Sorry to hear that your website has tons of traffic!
A web designer guaranteed his client “I’ll optimize your website so that in the next couple of months you’ll get tons of traffic to your online store!” A couple of months later, the client came back to see her designer and requested “Could you… somehow de-optimize the site so that it gets less traffic?” “Huh????”
This is a… fictitious story, but it does have some truth in terms of web traffic. High website traffic is usually a good sign; it shows that your web content and coding have been effectively optimized for search engines to some degree. High traffic is good but not sufficient; what you really need is a lot of QUALIFIED traffic. The type of web traffic that well represents your target audience and will likely to buy your products/services from your website.

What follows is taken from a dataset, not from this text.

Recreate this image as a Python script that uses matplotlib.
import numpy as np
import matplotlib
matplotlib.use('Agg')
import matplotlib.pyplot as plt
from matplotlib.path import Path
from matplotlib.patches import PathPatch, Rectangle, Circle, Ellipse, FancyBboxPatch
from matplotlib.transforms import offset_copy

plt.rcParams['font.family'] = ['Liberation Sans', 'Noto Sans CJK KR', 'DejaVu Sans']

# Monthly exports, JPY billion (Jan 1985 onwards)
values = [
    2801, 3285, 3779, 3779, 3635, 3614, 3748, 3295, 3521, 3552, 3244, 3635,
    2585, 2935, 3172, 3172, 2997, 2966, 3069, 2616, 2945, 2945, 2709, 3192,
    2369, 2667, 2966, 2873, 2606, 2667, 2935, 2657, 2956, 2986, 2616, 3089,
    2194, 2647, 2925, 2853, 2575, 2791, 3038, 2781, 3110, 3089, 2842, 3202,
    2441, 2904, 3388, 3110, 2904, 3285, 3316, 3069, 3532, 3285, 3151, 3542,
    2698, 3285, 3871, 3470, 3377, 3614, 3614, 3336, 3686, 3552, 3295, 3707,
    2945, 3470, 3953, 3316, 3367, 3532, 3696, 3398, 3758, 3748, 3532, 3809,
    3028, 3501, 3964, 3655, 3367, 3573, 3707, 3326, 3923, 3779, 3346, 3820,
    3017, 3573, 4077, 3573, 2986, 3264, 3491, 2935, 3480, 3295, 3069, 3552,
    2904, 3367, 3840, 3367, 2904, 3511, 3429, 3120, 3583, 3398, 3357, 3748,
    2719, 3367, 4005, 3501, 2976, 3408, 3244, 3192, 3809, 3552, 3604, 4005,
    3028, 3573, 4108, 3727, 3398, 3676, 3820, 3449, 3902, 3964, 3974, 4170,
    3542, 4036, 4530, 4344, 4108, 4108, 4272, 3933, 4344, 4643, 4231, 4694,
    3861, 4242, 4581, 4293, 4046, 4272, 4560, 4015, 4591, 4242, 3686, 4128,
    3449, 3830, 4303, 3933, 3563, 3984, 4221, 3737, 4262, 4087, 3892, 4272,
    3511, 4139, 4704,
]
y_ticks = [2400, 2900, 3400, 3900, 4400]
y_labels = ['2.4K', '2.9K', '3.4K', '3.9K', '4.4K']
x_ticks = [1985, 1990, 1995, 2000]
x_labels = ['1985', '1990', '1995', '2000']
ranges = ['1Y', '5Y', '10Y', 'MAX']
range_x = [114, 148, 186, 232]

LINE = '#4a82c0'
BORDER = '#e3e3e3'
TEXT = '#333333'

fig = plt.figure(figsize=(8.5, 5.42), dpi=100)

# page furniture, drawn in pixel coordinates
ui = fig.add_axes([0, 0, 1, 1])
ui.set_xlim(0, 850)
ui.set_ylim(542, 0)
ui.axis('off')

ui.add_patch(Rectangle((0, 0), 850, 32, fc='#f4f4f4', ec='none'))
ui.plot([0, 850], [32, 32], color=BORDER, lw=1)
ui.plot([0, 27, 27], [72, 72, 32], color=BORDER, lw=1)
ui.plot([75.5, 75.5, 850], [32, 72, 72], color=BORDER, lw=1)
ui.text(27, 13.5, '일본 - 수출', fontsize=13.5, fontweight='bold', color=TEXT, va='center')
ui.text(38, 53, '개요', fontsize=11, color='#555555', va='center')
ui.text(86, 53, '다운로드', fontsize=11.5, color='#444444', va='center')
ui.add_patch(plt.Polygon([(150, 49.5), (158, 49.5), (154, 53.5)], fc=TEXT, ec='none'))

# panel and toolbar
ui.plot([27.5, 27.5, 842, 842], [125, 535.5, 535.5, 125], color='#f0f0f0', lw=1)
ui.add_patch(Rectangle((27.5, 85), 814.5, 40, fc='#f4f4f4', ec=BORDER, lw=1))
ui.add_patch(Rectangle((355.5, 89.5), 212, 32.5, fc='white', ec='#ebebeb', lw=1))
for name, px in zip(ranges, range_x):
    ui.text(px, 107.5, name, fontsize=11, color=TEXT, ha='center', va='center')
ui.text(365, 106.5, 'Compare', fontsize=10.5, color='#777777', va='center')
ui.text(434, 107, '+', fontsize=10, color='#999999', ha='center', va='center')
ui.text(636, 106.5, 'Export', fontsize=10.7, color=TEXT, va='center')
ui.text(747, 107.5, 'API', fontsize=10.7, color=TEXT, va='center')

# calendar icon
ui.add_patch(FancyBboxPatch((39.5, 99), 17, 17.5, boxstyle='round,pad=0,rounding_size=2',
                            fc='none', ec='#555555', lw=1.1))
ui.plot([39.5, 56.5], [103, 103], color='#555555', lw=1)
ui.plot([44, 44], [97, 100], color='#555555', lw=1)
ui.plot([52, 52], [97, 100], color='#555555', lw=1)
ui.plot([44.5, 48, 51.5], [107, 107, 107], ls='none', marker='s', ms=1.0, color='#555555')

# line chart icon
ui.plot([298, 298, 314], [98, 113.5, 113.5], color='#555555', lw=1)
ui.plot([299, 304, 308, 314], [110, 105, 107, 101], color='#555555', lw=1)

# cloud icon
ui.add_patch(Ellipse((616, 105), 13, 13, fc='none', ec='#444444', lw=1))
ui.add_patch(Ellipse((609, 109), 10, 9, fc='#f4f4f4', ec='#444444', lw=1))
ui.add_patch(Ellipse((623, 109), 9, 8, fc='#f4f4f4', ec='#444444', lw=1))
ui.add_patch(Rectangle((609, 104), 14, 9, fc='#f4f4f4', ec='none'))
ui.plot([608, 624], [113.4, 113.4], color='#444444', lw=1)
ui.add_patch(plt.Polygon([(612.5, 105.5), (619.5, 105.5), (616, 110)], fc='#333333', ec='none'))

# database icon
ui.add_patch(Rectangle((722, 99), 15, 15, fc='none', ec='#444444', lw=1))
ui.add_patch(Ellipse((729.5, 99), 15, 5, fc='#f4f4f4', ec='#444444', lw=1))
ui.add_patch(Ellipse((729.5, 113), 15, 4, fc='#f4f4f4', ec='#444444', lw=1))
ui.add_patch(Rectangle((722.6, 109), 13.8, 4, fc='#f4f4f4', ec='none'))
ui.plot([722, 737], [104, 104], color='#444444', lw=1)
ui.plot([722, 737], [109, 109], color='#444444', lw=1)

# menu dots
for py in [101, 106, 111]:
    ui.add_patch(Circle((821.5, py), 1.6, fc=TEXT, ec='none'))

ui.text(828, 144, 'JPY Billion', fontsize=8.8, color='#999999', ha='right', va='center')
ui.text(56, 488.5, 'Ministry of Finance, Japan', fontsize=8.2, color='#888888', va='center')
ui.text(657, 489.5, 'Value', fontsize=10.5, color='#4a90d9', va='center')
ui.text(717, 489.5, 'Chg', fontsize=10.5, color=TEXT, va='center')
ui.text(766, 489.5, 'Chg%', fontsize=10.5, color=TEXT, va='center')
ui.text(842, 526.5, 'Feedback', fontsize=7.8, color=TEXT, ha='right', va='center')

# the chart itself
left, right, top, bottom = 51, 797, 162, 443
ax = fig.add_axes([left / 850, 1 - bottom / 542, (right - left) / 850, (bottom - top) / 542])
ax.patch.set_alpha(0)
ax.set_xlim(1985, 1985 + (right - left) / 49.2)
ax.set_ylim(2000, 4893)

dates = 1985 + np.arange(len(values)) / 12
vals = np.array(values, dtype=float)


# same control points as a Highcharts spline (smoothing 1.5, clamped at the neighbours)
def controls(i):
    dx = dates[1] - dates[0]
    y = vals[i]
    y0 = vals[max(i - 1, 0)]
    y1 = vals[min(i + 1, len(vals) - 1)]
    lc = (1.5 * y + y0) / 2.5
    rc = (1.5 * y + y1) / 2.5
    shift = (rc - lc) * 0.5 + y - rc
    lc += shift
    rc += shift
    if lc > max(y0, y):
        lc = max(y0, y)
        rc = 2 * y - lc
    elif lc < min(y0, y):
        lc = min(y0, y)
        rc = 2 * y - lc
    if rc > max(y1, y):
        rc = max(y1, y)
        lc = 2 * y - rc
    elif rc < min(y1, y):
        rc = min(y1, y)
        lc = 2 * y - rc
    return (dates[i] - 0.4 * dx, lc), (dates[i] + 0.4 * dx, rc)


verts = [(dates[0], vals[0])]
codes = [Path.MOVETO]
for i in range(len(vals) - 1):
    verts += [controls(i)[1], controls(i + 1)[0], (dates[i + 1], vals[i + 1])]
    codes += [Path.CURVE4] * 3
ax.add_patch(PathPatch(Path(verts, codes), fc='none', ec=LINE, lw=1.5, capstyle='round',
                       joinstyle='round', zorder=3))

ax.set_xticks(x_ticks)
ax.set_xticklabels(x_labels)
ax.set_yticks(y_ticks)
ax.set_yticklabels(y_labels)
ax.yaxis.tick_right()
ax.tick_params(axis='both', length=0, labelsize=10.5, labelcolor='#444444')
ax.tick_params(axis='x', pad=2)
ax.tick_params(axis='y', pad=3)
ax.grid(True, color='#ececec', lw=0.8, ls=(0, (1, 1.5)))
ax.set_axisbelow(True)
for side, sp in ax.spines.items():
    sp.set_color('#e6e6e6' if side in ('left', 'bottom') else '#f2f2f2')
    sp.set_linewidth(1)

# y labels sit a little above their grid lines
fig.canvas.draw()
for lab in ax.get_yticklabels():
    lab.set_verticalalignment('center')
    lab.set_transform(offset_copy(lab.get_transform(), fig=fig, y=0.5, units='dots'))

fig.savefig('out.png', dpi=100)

Just imagine instead of an online store, you own a brick-and-mortar store. You don’t just want to see your store packed with PEOPLE; you want it packed with CUSTOMERS.
More people/traffic visiting your store/your website means that more of your resources [time and labor in case of brick-and-mortar store, or bandwidth and server response time in case of online store] are being used. If you can’t get any income from those traffic for a long time, it’s just the matter of time that your business will be over.